India must focus on the electrification of commercial car fleets
As rising oil prices, air pollution, and falling battery costs make a case for electrification of road transport stronger by the day, it is important to remember that this is still an infant industry that needs sustained public support. While the Government of India (GOI) and many state governments have come up with impressive policies on the electric vehicle (EV) sector, there is yet another aspect that needs attention: The commercial car fleet segment, which includes both conventional and app-based taxis and large corporate fleets.
Focusing on the electrification of commercial car fleets has benefits. For one, commercial vehicles get utilised a lot more than private cars, yield a quicker payback, reducing oil consumption and urban pollution significantly. In addition, faster payback and absence of credit constraints for large-fleet owners mean lesser subsidy per vehicle than private cars.
In a recent study, researchers led by the first author at the University of California, Los Angeles, analysed data from over 700,000 taxi trips (covering 15 million vehicle kilometres) in New Delhi on the Ola platform. They concluded that a fleet of about 23,000 EVS, supported by a network of 3,000 50-kilowatt charges, would be enough to satisfy New Delhi’s entire present ride-share demand.
The upfront investment in vehicles and infrastructure would be recouped in less than two years through savings on fuel and maintenance costs, even after taking into account factors such as the cost of charging infrastructure, including the rental cost of land used for installing charging stations and the current market price of popular EVS (post GOI subsidies).
More significantly, the study estimates that electrifying the entire ride-share fleet could eliminate 180 metric tonnes of tailpipe nitric oxide emissions and 0.14 metric tonnes of particulate emissions annually.
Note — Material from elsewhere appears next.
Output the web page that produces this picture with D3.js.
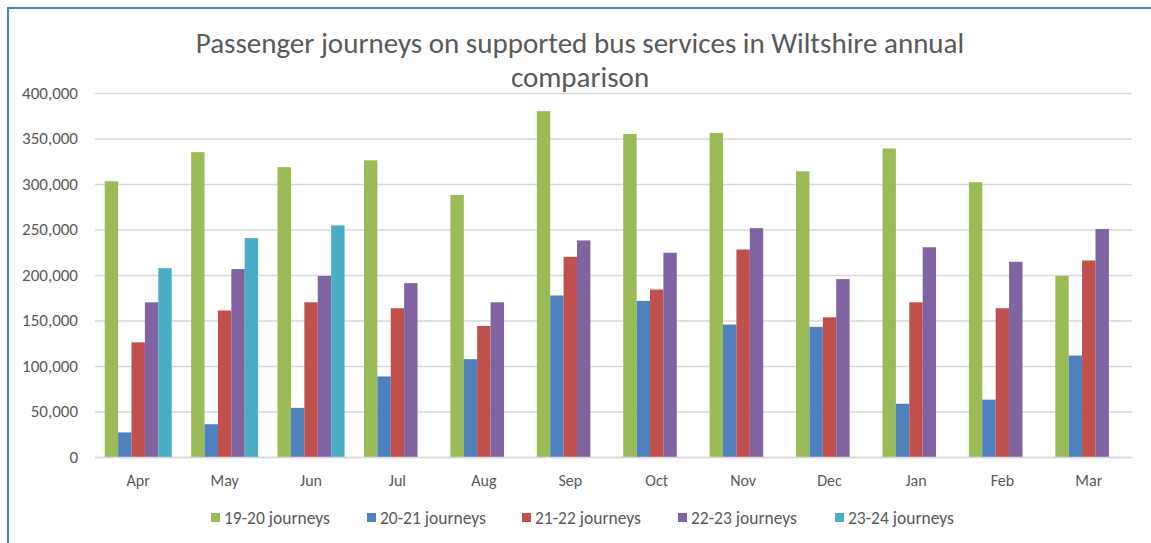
<!DOCTYPE html>
<html>
<head>
<meta charset="utf-8">
<script src="https://cdn.jsdelivr.net/npm/d3@7"></script>
<style>
  body { margin: 0; background: #fff; }
  svg text { font-family: Carlito, Calibri, "Open Sans", sans-serif; fill: #595959; }
</style>
</head>
<body>
<div id="chart"></div>
<script>
// months on the x axis
const months = ["Apr", "May", "Jun", "Jul", "Aug", "Sep", "Oct", "Nov", "Dec", "Jan", "Feb", "Mar"];
const seriesNames = ["19-20 journeys", "20-21 journeys", "21-22 journeys", "22-23 journeys", "23-24 journeys"];
const seriesColors = ["#9BBB59", "#4F81BD", "#C0504D", "#8064A2", "#4BACC6"];

// values
const journeys1920 = [303000, 335000, 318500, 326000, 288000, 380000, 355000, 356000, 314000, 339000, 302000, 199000];
const journeys2021 = [27000, 36000, 54000, 88500, 107500, 177500, 171500, 145500, 143000, 58500, 63000, 111500];
const journeys2122 = [126000, 161000, 170000, 163500, 144000, 220000, 184000, 228000, 153500, 170000, 163500, 216000];
const journeys2223 = [170000, 206500, 199000, 191000, 170000, 238000, 224500, 251500, 195500, 230500, 214500, 250500];
const journeys2324 = [207500, 240500, 254500, null, null, null, null, null, null, null, null, null];

const yTicks = [0, 50000, 100000, 150000, 200000, 250000, 300000, 350000, 400000];
const titleLines = ["Passenger journeys on supported bus services in Wiltshire annual", "comparison"];

const allSeries = [journeys1920, journeys2021, journeys2122, journeys2223, journeys2324];

const W = 1151, H = 543;
const margin = { top: 93, right: 19, bottom: 86, left: 95 };

const svg = d3.select("#chart").append("svg")
    .attr("width", W)
    .attr("height", H);

// outer frame (only top and left edges visible)
svg.append("line").attr("x1", 7).attr("x2", W).attr("y1", 8).attr("y2", 8)
    .attr("stroke", "#4F81BD").attr("stroke-width", 2);
svg.append("line").attr("x1", 8).attr("x2", 8).attr("y1", 7).attr("y2", H)
    .attr("stroke", "#4F81BD").attr("stroke-width", 2);

// title
svg.append("text")
    .attr("text-anchor", "middle")
    .style("font-size", "29px")
    .selectAll("tspan")
    .data(titleLines)
    .enter().append("tspan")
    .attr("x", 580)
    .attr("y", function(d, i) { return 53 + i * 34; })
    .text(function(d) { return d; });

let x = d3.scaleBand()
    .domain(months)
    .range([margin.left, W - margin.right])
    .paddingInner(0.225)
    .paddingOuter(0.1125);

let xInner = d3.scaleBand()
    .domain(d3.range(seriesNames.length))
    .range([0, x.bandwidth()]);

let y = d3.scaleLinear()
    .domain([0, 400000])
    .range([H - margin.bottom, margin.top]);

// gridlines
svg.append("g")
    .attr("class", "grid")
    .attr("transform", "translate(" + margin.left + ",0)")
    .call(d3.axisLeft(y).tickValues(yTicks).tickSize(-(W - margin.left - margin.right)).tickFormat(""))
    .call(function(g) {
        g.select(".domain").remove();
        g.selectAll("line").attr("stroke", "#D9D9D9").attr("stroke-width", 1.3);
    });

// y axis labels
svg.append("g")
    .attr("transform", "translate(" + margin.left + ",0)")
    .call(d3.axisLeft(y).tickValues(yTicks).tickSize(0).tickPadding(17).tickFormat(d3.format(",")))
    .call(function(g) {
        g.select(".domain").remove();
        g.selectAll("text").style("font-size", "17px").attr("fill", "#595959");
    });

// bars
let groups = svg.append("g").selectAll("g")
    .data(allSeries)
    .enter().append("g")
    .attr("fill", function(d, i) { return seriesColors[i]; });

groups.each(function(values, si) {
    d3.select(this).selectAll("rect")
        .data(values.map(function(v, mi) { return { month: months[mi], value: v }; })
            .filter(function(d) { return d.value != null; }))
        .enter().append("rect")
        .attr("x", function(d) { return x(d.month) + xInner(si); })
        .attr("width", xInner.bandwidth())
        .attr("y", function(d) { return y(d.value); })
        .attr("height", function(d) { return y(0) - y(d.value); });
});

// x axis
svg.append("g")
    .attr("transform", "translate(0," + y(0) + ")")
    .call(d3.axisBottom(x).tickSize(0).tickPadding(18))
    .call(function(g) {
        g.select(".domain").attr("stroke", "#D9D9D9").attr("stroke-width", 1.3);
        g.selectAll("text").style("font-size", "16px").attr("fill", "#595959");
    });

// legend
const legendX = [211, 367, 522, 678, 835];
let legend = svg.append("g").selectAll("g")
    .data(seriesNames)
    .enter().append("g")
    .attr("transform", function(d, i) { return "translate(" + legendX[i] + ",518)"; });

legend.append("rect")
    .attr("x", 0).attr("y", -5)
    .attr("width", 9).attr("height", 9)
    .attr("fill", function(d, i) { return seriesColors[i]; });

legend.append("text")
    .attr("x", 13)
    .attr("dy", "0.35em")
    .style("font-size", "17.5px")
    .text(function(d) { return d; });
</script>
</body>
</html>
State and city governments would do well to take full advantage of the support offered by GOI for production and adoption of EVS and lead the way in enacting ambitious policies to both push and help (mostly in non-fiscal ways) large and wellfinanced commercial and corporate fleets to move away from diesel and petrol cars.
Two critical next steps needed to accelerate this initiative would include major original equipment manufacturers (OEM) delivering a variety of car models and the emergence of an effective and adequate fast-charging infrastructure. OEMS would do well to design cars for interoperability across different charging networks owned and operated by OEMS or third-party charging service providers. In addition, to overcome range anxiety issues, it would be imperative to set up fastcharging stations.
Initially, public-charging stations will need government financing, concessional or rentfree land, necessary changes in regulatory provisions of urban planning and building bylaws, and differential power pricing.
From a policy perspective, a critical missing element is mandates requiring large fleet owners to transition to EVS and for OEMS to begin to meet a particular share of annual sales through EVS. Policymakers can reduce the cost of compliance through a credit-trading system that allows fleets to both trade credits across firms and across vehicle segments (between cars, buses and e-delivery trucks) to a limited extent. Furthermore, to ensure this transition minimises reliance on vehicle components and chargers imports, policymakers could consider additional credits to OEMS in proportion to the domestic value content in a given vehicle or charging infrastructure.